Inadequate transportation heightens unemployment
By Daily Bruin Staff
Dec. 9, 1998 9:00 p.m.
Thursday, December 10, 1998
Inadequate transportation heightens unemployment
STUDY: Minorities lack access to low-skill jobs in white urban
areas;
government projects address issue
By Brian Fishman
Daily Bruin Contributor
Even with today’s booming economy, the streets of major American
cities are poverty-stricken. And Professor Michael Stoll thinks he
knows why.
Stoll, a UCLA policy studies professor, recently found that
minorities living in the inner-city have trouble getting to
suburban-based, low-skill jobs because they do not have adequate
transportation.
As a result, inner-city unemployment rates are high due to the
lack of public transportation, which minorities rely on more than
whites
"Most of the low-skill jobs are located in the white suburbs,"
Stoll said. "But there is no public transportation. This is
important because African Americans and Latinos own cars less often
than whites."
He noted that the space between suburbs (which are populated
mostly by whites) and the inner cities (which have high minority
populations) is prohibitive to commuting.
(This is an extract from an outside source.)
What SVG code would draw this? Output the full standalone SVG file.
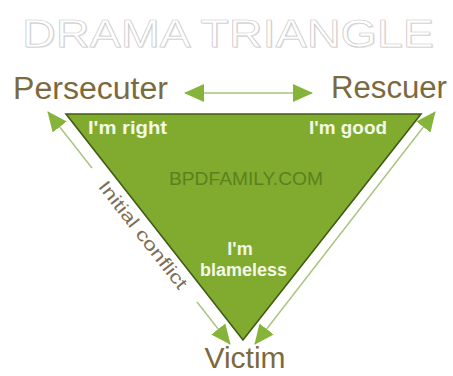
<svg xmlns="http://www.w3.org/2000/svg" width="453" height="376" viewBox="0 0 453 376">
  <style>
    .title { font-family: "Liberation Sans", Arial, sans-serif; font-size: 38px; fill: #ffffff; stroke: #c6c6c6; stroke-width: 0.6; }
    .title-shadow { font-family: "Liberation Sans", Arial, sans-serif; font-size: 38px; fill: #e2e2e2; }
    .role { font-family: "Liberation Sans", Arial, sans-serif; font-size: 31px; fill: #7b6a3e; }
    .inner { font-family: "Liberation Sans", Arial, sans-serif; font-size: 18px; font-weight: bold; fill: #f4f8e8; }
    .brand { font-family: "Liberation Sans", Arial, sans-serif; font-size: 18.5px; fill: #557a1c; opacity: 0.85; }
    .note { font-family: "Liberation Sans", Arial, sans-serif; font-size: 18px; fill: #7d6e55; }
    .conn { stroke: #a9c27e; stroke-width: 1.4; fill: none; }
  </style>
  <defs>
    <marker id="head" viewBox="0 0 20 18" refX="19" refY="9" markerWidth="20" markerHeight="18" markerUnits="userSpaceOnUse" orient="auto-start-reverse">
      <path d="M0,0 L20,9 L0,18 z" fill="#86b43a"/>
    </marker>
  </defs>
  <rect width="453" height="376" fill="#ffffff"/>

  <g id="title">
    <text class="title-shadow" x="23" y="48" textLength="412" lengthAdjust="spacingAndGlyphs">DRAMA TRIANGLE</text>
    <text class="title" x="22" y="47" textLength="412" lengthAdjust="spacingAndGlyphs">DRAMA TRIANGLE</text>
  </g>

  <g id="triangle">
    <polygon points="66,114 421,114 243,340" fill="#80ab2f" stroke="#3f5c16" stroke-width="1.6" stroke-linejoin="miter"/>
    <text class="inner" x="88" y="134" textLength="79" lengthAdjust="spacingAndGlyphs">I'm right</text>
    <text class="inner" x="309" y="134" textLength="78" lengthAdjust="spacingAndGlyphs">I'm good</text>
    <text class="brand" x="169" y="185" textLength="154" lengthAdjust="spacingAndGlyphs">BPDFAMILY.COM</text>
    <text class="inner" x="240" y="255" text-anchor="middle">I'm</text>
    <text class="inner" x="200" y="276" textLength="87" lengthAdjust="spacingAndGlyphs">blameless</text>
  </g>

  <g id="persecuter">
    <text class="role" x="13" y="99" textLength="155" lengthAdjust="spacingAndGlyphs">Persecuter</text>
  </g>
  <g id="rescuer">
    <text class="role" x="331" y="98" textLength="116" lengthAdjust="spacingAndGlyphs">Rescuer</text>
  </g>
  <g id="victim">
    <text class="role" x="245" y="368" text-anchor="middle" style="font-size:30px">Victim</text>
  </g>

  <g id="connectors">
    <line class="conn" x1="185" y1="93" x2="312" y2="93" marker-start="url(#head)" marker-end="url(#head)"/>
    <line class="conn" x1="48" y1="112" x2="92" y2="168" marker-start="url(#head)"/>
    <line class="conn" x1="197" y1="302" x2="230" y2="344" marker-end="url(#head)"/>
    <line class="conn" x1="435" y1="112" x2="255" y2="344" marker-start="url(#head)" marker-end="url(#head)"/>
    <text class="note" transform="translate(143,235) rotate(51.9)" x="0" y="6" text-anchor="middle" textLength="132" lengthAdjust="spacingAndGlyphs">Initial conflict</text>
  </g>
</svg>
"We find that jobs – low and moderate skilled – are in the
suburbs, especially white ones. Low-wage workers can’t get to the
suburbs," Stoll argues.
While white suburbs account for nearly 70 percent of the
low-skill job offerings in metropolitan areas, about 40 percent of
the least educated people live in these areas.
Meanwhile, minority-populated inner-cities contain 15.6 percent
of the least educated people, but only 10.2 percent of the
low-skilled jobs.
This "spatial mismatch" problem can be found in Los Angeles,
though not to the same extent as in other cities, said Stoll.
Researchers consider Los Angeles an anomaly because it does not
have a defined urban heart like other cities, and because it is
much more diverse, Stoll explained.
Because of these differences, the spatial job concentration
trend Stoll found elsewhere is also prevalent in Los Angeles, but
to a lesser degree. "African Americans and Latinos are still in
East Los Angeles, but the jobs are outside those areas," he
said.
Stoll’s data comes from the Multi-City Study of Urban Inequality
(MCSUI) for Atlanta, Boston, Detroit and the Los Angeles
metropolitan areas.
The MCSUI was an accomplishment in itself, Stoll said.
"We asked people where they (were) looking for work and how they
would get there," Stoll explained. "Not just whether they are
looking for work."
He cross-checked these data with surveys given to over 1,000
employers in each of the metropolitan areas.
Firms were quizzed about the last employee they hired and
requirements they had for their workers.
The firms were then geo-coded. Stoll mapped both racial patterns
within metropolitan areas and where people were being hired.
Government agencies are, however, not standing idly by.
For example, the "Bridges to Work" program provides
transportation for inner-city workers to suburban workplaces.
In addition, studies such as "Moving to Opportunity" (MTO) works
to move minorities out of inner-cities into more integrated
neighborhoods.
MTO, which was established by the Housing Authority of Los
Angeles, issues vouchers to two groups of minority families willing
to spend 30 percent of their income on housing, said Tom Honore,
senior community builder and coordinator for the Department of
Housing and Urban Development (HUD).
HUD covers the remaining rent costs for families that move into
higher-income neighborhoods, Honore said.
The first group to resettle is a control group. These
individuals are left to their own devices, while the experimental
group is given assistance settling in new neighborhoods.
"We give them any kind of service that would get them acclimated
to their new area," said Dawnette Gilkey, MTO program coordinator
for the Los Angeles area.
"The goal is to determine which group fares better," Honore
said.
Currently, 420 vouchers have been issued and 38 remain to be
claimed, Gilkey said.
But it can be difficult to successfully integrate neighborhoods,
Stoll explained.
According to what he calls the "tipping hypothesis," if a
neighborhood becomes 30 percent African American, within 10 years
it will become over 80 percent African American. When a
neighborhood becomes 30 percent African American, whites start
moving out and African Americans move in.
Stoll’s research, however, is not limited to spatial mismatch.
He is also tackling the question of racial discrimination in hiring
and the effects of social networks on unemployment. Stoll found
evidence that hiring discrimination is more prevalent in white
suburbs – where most low-skill jobs can be found.
"Even after controlling for skill level, we still find
discrimination in certain areas and positions," Stoll said.
Stoll is hopeful his research will have an effect on policy.
"I’ll take this to various government agencies and show them
what needs to be done," he concluded.